Henry Wadsworth Longfellow
- Age is opportunity no less
Than youth itself, though in another dress,
And as the evening twilight fades away
The sky is filled with stars, invisible by day.
(topic: age)
- I feel a kind of reverence for the first books of young authors. There is so much aspiration in them, so much audacious hope and trembling fear, so much of the heart's history, that all errors and shortcomings are for a while lost sight of in the amiable self assertion of youth.
(topic: books)
- A single conversation across the table with a wise man is better than ten years mere study of books.
(topic: education)
- Thy fate is the common fate of all;
Into each life some rain must fall.
(topic: misfortune)
- The Laws of Nature are just, but terrible.

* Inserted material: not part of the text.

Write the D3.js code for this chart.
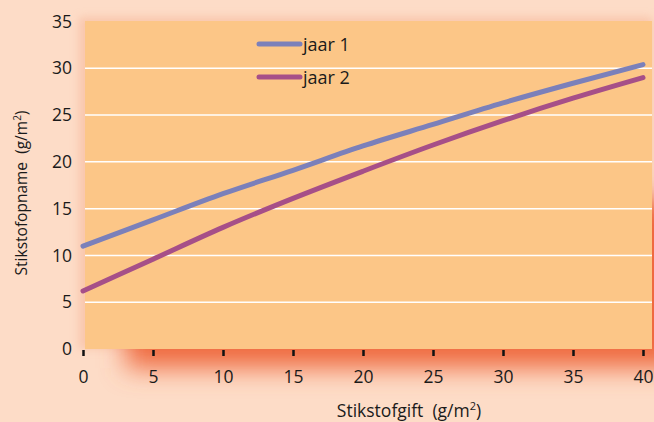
<!DOCTYPE html>
<html>
<head>
<meta charset="utf-8">
<script src="https://cdn.jsdelivr.net/npm/d3@7"></script>
<style>
  html, body { margin: 0; padding: 0; background: #fddcc7; }
  svg { display: block; }
  text { font-family: "Open Sans", "Noto Sans", sans-serif; fill: #1a1a1a; white-space: pre; }
</style>
</head>
<body>
<svg id="chart" width="654" height="422"></svg>
<script>
// Stikstofgift (g/m²) on the x axis
const gift = [0, 5, 10, 15, 20, 25, 30, 35, 40];
// Stikstofopname (g/m²) per year
const jaar1 = [11.0, 13.8, 16.6, 19.1, 21.7, 24.0, 26.3, 28.4, 30.4];
const jaar2 = [6.2, 9.6, 13.0, 16.1, 19.0, 21.8, 24.4, 26.8, 29.0];
const seriesNames = ["jaar 1", "jaar 2"];
const xTicks = [0, 5, 10, 15, 20, 25, 30, 35, 40];
const yTicks = [0, 5, 10, 15, 20, 25, 30, 35];

const colors = ["#7b80ba", "#a64f88"];

const svg = d3.select("#chart");
const W = 654, H = 422;
const plot = { left: 85, right: 652, top: 21, bottom: 349 };

const x = d3.scaleLinear().domain([0, 40]).range([83, 643]);
const y = d3.scaleLinear().domain([0, 35]).range([349, 21.5]);

// background
svg.append("rect").attr("width", W).attr("height", H).attr("fill", "#fddcc7");

// soft red shadow under the plotting area
const defs = svg.append("defs");
const f = defs.append("filter").attr("id", "soft")
  .attr("filterUnits", "userSpaceOnUse")
  .attr("x", 0).attr("y", 0).attr("width", W).attr("height", H);
f.append("feGaussianBlur").attr("stdDeviation", 13);

const fl = defs.append("filter").attr("id", "softL")
  .attr("filterUnits", "userSpaceOnUse")
  .attr("x", 0).attr("y", 0).attr("width", W).attr("height", H);
fl.append("feGaussianBlur").attr("stdDeviation", 4);

svg.append("rect")
  .attr("x", plot.left - 6).attr("y", plot.top - 4)
  .attr("width", plot.right - plot.left + 6).attr("height", plot.bottom - plot.top + 4)
  .attr("fill", "#f6b79a").attr("filter", "url(#softL)").attr("opacity", 0.6);

svg.append("rect")
  .attr("x", 126).attr("y", 200)
  .attr("width", 600).attr("height", 168)
  .attr("fill", "#ef6a40").attr("filter", "url(#soft)");

// plotting area
svg.append("rect")
  .attr("x", plot.left).attr("y", plot.top)
  .attr("width", plot.right - plot.left).attr("height", plot.bottom - plot.top)
  .attr("fill", "#fcc687");

// horizontal grid lines
svg.append("g").selectAll("line")
  .data(yTicks.filter(d => d > 0 && d < 35))
  .join("line")
  .attr("x1", plot.left).attr("x2", plot.right)
  .attr("y1", d => y(d)).attr("y2", d => y(d))
  .attr("stroke", "#ffffff").attr("stroke-width", 1.5);

// x axis: ticks and labels
const xAxis = d3.axisBottom(x).tickValues(xTicks).tickSize(6).tickPadding(4).tickFormat(d3.format("d"));
const gx = svg.append("g").attr("transform", `translate(0,${plot.bottom + 1})`).call(xAxis);
gx.select(".domain").remove();
gx.selectAll(".tick line").attr("stroke", "#111").attr("stroke-width", 2.5);
gx.selectAll(".tick text").attr("font-size", 17.5).attr("dy", "1.3em")
  .attr("font-family", "'Open Sans', sans-serif").attr("fill", "#1a1a1a");

// y axis labels
const yAxis = d3.axisLeft(y).tickValues(yTicks).tickSize(0).tickPadding(11).tickFormat(d3.format("d"));
const gy = svg.append("g").attr("transform", `translate(${plot.left - 2},0)`).call(yAxis);
gy.select(".domain").remove();
gy.selectAll(".tick text").attr("font-size", 17.5)
  .attr("font-family", "'Open Sans', sans-serif").attr("fill", "#1a1a1a");

// lines
const line = d3.line().x((d, i) => x(gift[i])).y(d => y(d)).curve(d3.curveMonotoneX);
[jaar1, jaar2].forEach((s, i) => {
  svg.append("path").datum(s)
    .attr("d", line)
    .attr("fill", "none")
    .attr("stroke", colors[i])
    .attr("stroke-width", 5)
    .attr("stroke-linecap", "round");
});

// legend
const lg = svg.append("g");
seriesNames.forEach((name, i) => {
  const ly = 44 + i * 33;
  lg.append("line")
    .attr("x1", 259).attr("x2", 300).attr("y1", ly).attr("y2", ly)
    .attr("stroke", colors[i]).attr("stroke-width", 5).attr("stroke-linecap", "round");
  lg.append("text").attr("x", 303).attr("y", ly + 7)
    .attr("font-size", 18).text(name);
});

// axis titles
const xt = svg.append("text").attr("x", 409).attr("y", 417)
  .attr("text-anchor", "middle").attr("font-size", 17.5);
xt.append("tspan").text("Stikstofgift  (g/m");
xt.append("tspan").attr("font-size", 11).attr("dy", -7).text("2");
xt.append("tspan").attr("dy", 7).text(")");

const yt = svg.append("text")
  .attr("transform", "translate(27,193) rotate(-90)")
  .attr("text-anchor", "middle").attr("font-size", 15.5);
yt.append("tspan").text("Stikstofopname  (g/m");
yt.append("tspan").attr("font-size", 10).attr("dy", -6).text("2");
yt.append("tspan").attr("dy", 6).text(")");
</script>
</body>
</html>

There is no weak mercy in them. Cause and consequence are inseparable and inevitable. The elements have no forbearance. The fire burns, the water drowns, the air consumes, the earth buries. And perhaps it would be well for our race if the punishment of crimes against the Laws of Man were as inevitable as the punishment of crimes against the Laws of Nature--were Man as unerring in his judgments as Nature.
(topic: nature)
- The day is done, and the darkness
Falls from the wings of Night,
As a feather is wafted downward
From an eagle in his flight.
(topic: night)
- You would attain to the divine perfection,
And yet not turn your back upon the world.
(topic: perfection)
- Ships that pass in the night, and speak each other in passing,
Only a signal shown, and a distant voice in the darkness;
So on the ocean of life, we pass and speak one another,
Only a look and a voice, then darkness again and a silence.